Ha maybe I should of looked at the crank hub, it has 2 notches.. LOL so ya its reading double :)
haha, yep, it sends a 4 cylinder style tach signal (2 per rev). I'm still quite certain there's a wire in the loom somewhere there you could connect to that gives you a cleaned up signal that goes to the tach
I think you'll find it useful if you couple it with a TPS sensor
Don't need a 'clean' signal, the hall sensor is a digital out, it just plainly works. I'm catching all the falling in an interrupt, and computing rpm every 100ms.
Thing is rock solid.
Finally got bluetooth working with my linux laptop, using rfcomm. Pretty snazzy not needing cables anymore.
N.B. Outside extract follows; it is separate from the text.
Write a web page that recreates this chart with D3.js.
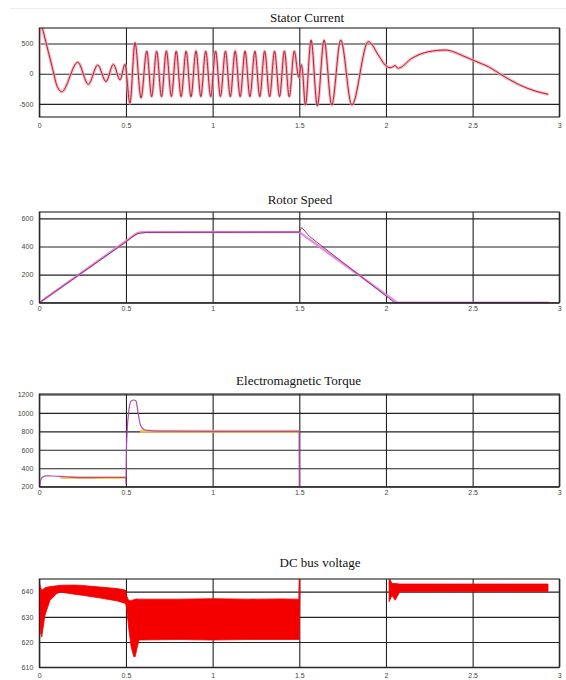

Got a bit more work to do with the android app, just rudimentary bugs, like not having bluetooth on, then trying to connect, need to close out the app etc lol.. I'll get that fixed up when I get time at my desk.
Lastly going to add a spare value into the mix, that way you can see it on the app, regardless if the spare pin is used for counting or output / input.
So I wanted to update this thread and wrap it up.
I'm using
//---- Spare Pin Interrupt ----//
if (timer % 250 == 0 && startup < 2 && spare_count_1 > 0) {
// Spare Counting Fast
spare_rpm_1[spare_counter_1] = spare_count_1 * 125;
spare_count_1 = 0;
spare_value_fast = (spare_rpm_1[0] + spare_rpm_1[1] + spare_rpm_1[2] + spare_rpm_1[3]) / 4.0f;
spare_counter_1++;
if (spare_counter_1 == 5) { spare_counter_1 = 0; }
if (spare_value < 1500) {
spare_value = (spare_value_fast + spare_value_slow) / 2.0f;
} else {
spare_value = spare_value_fast;
}
}
if (timer % 1000 == 0 && startup < 2 && spare_count_2 > 0) {
// Spare Counting Slow
spare_rpm_2[spare_counter_2] = spare_count_2 * 25;
spare_count_2 = 0;
spare_value_slow = (spare_rpm_2[0] + spare_rpm_2[1]) / 2.0f;
spare_counter_2++;
if (spare_counter_2 == 3) { spare_counter_2 = 0; }
}
And basically what happens is there are 2 ints being updated in the interrupt at the same rate they come in at, but one is counted every 250ms the other is counted every 1000ms / 1second.
The fast one, has a rolling average of the last 4 values, ie an average of 4 @ 250ms = 1 second
The slow one, has a rolling average of the last 2 values, ie an average of 2 @ 1000ms = 2 seconds
Then the spare_rpm is counted by averaging the 2 second average against the current fast updating average. You wouldn't think that this would be necessary, but even 250 @ 4 averaging rolls around quite fast and you can get a lot of ups and downs, since our crank hubs only have 2 triggers, and low rpms means very few interrupts.
So averaging over a longer time, really helps keep the value stable, but you do want it to update at a decent rate, so averaging between them makes a very stable, not too slow, rpm count.